J’ai moins aimé le côté « Grand Barnum » de cette course : à aucun moment je n’ai été seul. Je ne parle pas du compagnon (ou de la compagne) de fortune qui court et papote avec vous pendant quelques kilomètres. Je parle d’être en permanence dans un groupe de 5-10 coureurs qui avancent tête baissée, dans le silence. Je n’ai pas trouvé l’ambiance entre coureurs tip-top et les coureurs beaucoup trop sérieux, concentrés sur leur course.
Le Marathon du Médoc est lui-aussi un « Grand Barnum » mais on s’y amuse. Sur la CCC l’enjeu physique m’a donné l’impression d’hypnotiser les coureurs qui ne savaient pas lever la tête pour profiter du paysage ou prendre le temps de discuter avec les autres. Quant à l’ambiance à Chamonix, elle avait un côté « énergisant » avec toutes ces personnes en pleine condition physique et en même temps un côté « m’as-tu-vu » sur lequel je ne reviens pas.

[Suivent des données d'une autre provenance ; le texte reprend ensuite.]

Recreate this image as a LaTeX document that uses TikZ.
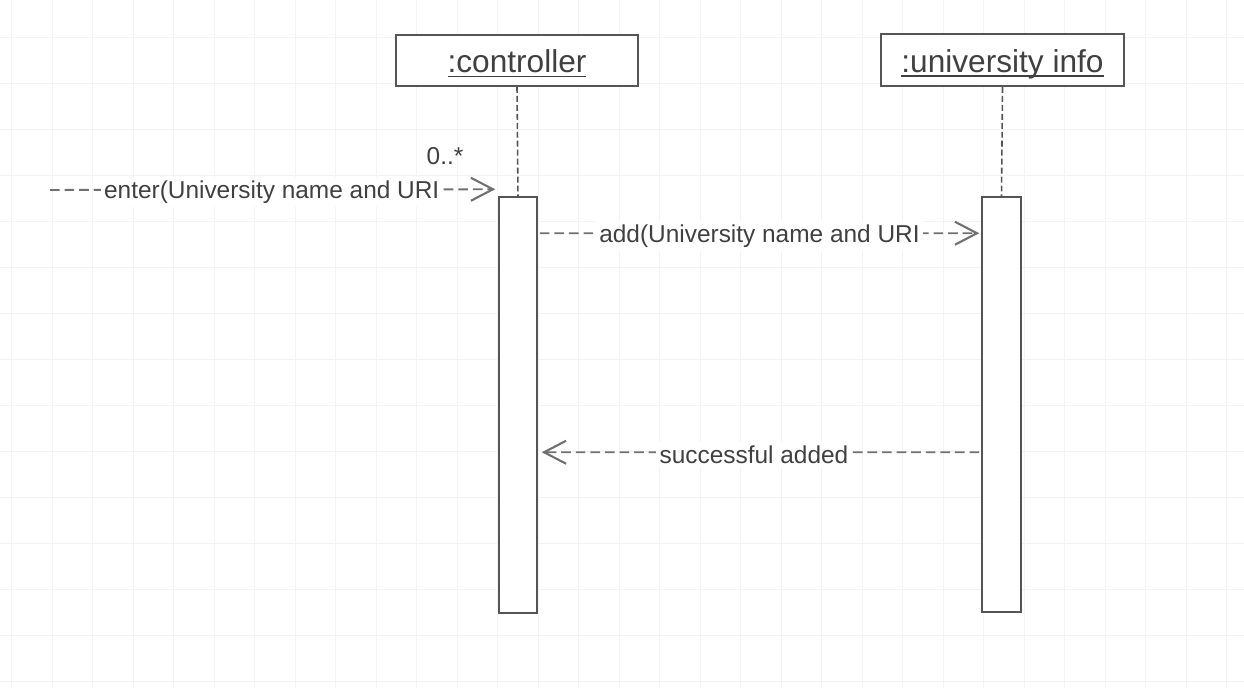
\documentclass[tikz,border=0pt]{standalone}
\usepackage{fontspec}
\setmainfont{Liberation Sans}
\usetikzlibrary{arrows.meta,calc}

\definecolor{inkgray}{HTML}{404040}
\definecolor{linegray}{HTML}{555555}
\definecolor{msggray}{HTML}{707070}
\definecolor{gridgray}{HTML}{F3F3F3}

% object name underlined at a fixed depth below the baseline
\newcommand\objname[1]{\setbox0\hbox{#1}\rlap{\rule[-2.6pt]{\wd0}{0.8pt}}\box0}

\tikzset{
  object/.style={draw=linegray, line width=1.1pt, fill=white, text=inkgray,
    font=\fontsize{18}{22}\selectfont, inner sep=0pt, text height=16.5pt, text depth=2.5pt},
  activation/.style={draw=linegray, line width=0.9pt, fill=white, inner sep=0pt},
  lifeline/.style={draw=linegray, line width=0.9pt, dash pattern=on 3.4pt off 1.7pt},
  message/.style={draw=msggray, line width=1.1pt, dash pattern=on 5.5pt off 2.8pt,
    -{Straight Barb[length=4.4mm,width=4.6mm,line width=1.2pt]}},
  msglabel/.style={fill=white, text=inkgray, inner sep=2pt, yshift=-1.5pt,
    font=\fontsize{13.9}{16}\selectfont},
  multiplicity/.style={text=inkgray, inner sep=0pt, font=\fontsize{13.9}{16}\selectfont}
}

\begin{document}
\begin{tikzpicture}[x=0.02cm, y=-0.02cm]
  % page frame
  \useasboundingbox (0,0) rectangle (1244,688);
  \fill[white] (0,0) rectangle (1244,688);

  % faint background grid
  \foreach \gx in {11.5,52,...,1244} \draw[gridgray, line width=0.5pt] (\gx,0) -- (\gx,688);
  \foreach \gy in {37,83,...,688} \draw[gridgray, line width=0.5pt] (0,\gy) -- (1244,\gy);

  % objects
  \node[object, minimum width=4.84cm, minimum height=1.02cm] (ctrl) at (517,60.5) {\objname{:controller}};
  \node[object, minimum width=4.86cm, minimum height=1.04cm] (univ) at (1002.5,60) {\objname{:university info}};

  % activation bars
  \node[activation, minimum width=0.76cm, minimum height=8.32cm] (ctrlAct) at (518,405) {};
  \node[activation, minimum width=0.78cm, minimum height=8.30cm] (univAct) at (1001.5,404.5) {};

  % lifelines
  \draw[lifeline] (ctrl.south) -- (ctrlAct.north);
  \draw[lifeline] (univ.south) -- (univAct.north);

  % incoming message
  \coordinate (enterStart) at (50,190);
  \coordinate (enterEnd) at ($(ctrlAct.north west)+(-3,-7)$);
  \draw[message] (enterStart) -- node[msglabel, pos=0.498] (enterLbl) {enter(University name and URI} (enterEnd);
  \node[multiplicity] (mult) at (445,156) {0..*};

  % call to university info
  \coordinate (addStart) at ($(ctrlAct.north east)+(2,37)$);
  \coordinate (addEnd) at ($(univAct.north west)+(-2,37)$);
  \draw[message] (addStart) -- node[msglabel, pos=0.5] (addLbl) {add(University name and URI} (addEnd);

  % reply
  \coordinate (retStart) at ($(univAct.north west)+(-2,256)$);
  \coordinate (retEnd) at ($(ctrlAct.north east)+(4,256)$);
  \draw[message] (retStart) -- node[msglabel, pos=0.515] (retLbl) {successful added} (retEnd);
\end{tikzpicture}
\end{document}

Je suis hyper content et hyper chanceux d’avoir couru la CCC dans des conditions idéales, je suis plus que satisfait de ma performance mais cette course ne correspond pas à ma vision du trail : trop de monde, un 20 km de Bruxelles en montagne. J’ai du coup perdu toute envie de courir l’UTMB un jour, il y a plein d’autres courses plus intimes, plus sauvages en ce bas monde. Au bout du compte, j’ai préféré l’UTPMA… Peut-être n’étais-je pas en conditions psychologiques idéales pour profiter de la course ou suis-je victime d’une dépression post-partum après avoir mis 5 ans à accoucher de la CCC 🙂
Et maintenant ?
Je viens de me reposer deux semaines et je vais recommencer à trottiner ce week-end. J’ai deux objectifs d’ici la fin d’année :
- le Trail de Bruxelles (33 km) (20 Octobre) que je veux courir à fond pour voir ce que j’ai dans le ventre. Je m’étais promis de ne plus le courir mais il est pratique d’un point de vue logistique et le courir en mode « 20 km » va me forcer à me bouger à l’entrainement;
- Olne – Spa – Olne (69 km) (24 Novembre) : un trail intime, sauvage comme je les préfère et pas évident du tout (2.449 m D+). Cela fait plusieurs années que je l’ai dans le radar et j’ai encore peu couru cette année.
Mon programme 2020 est moins clair. Finie la chasse aux points UTMB. Je commence à me renseigner pour faire un des Chemins de St-Jacques-de-Compostelle en mode trail. J’y reviendrai sans doute dans les semaines à venir.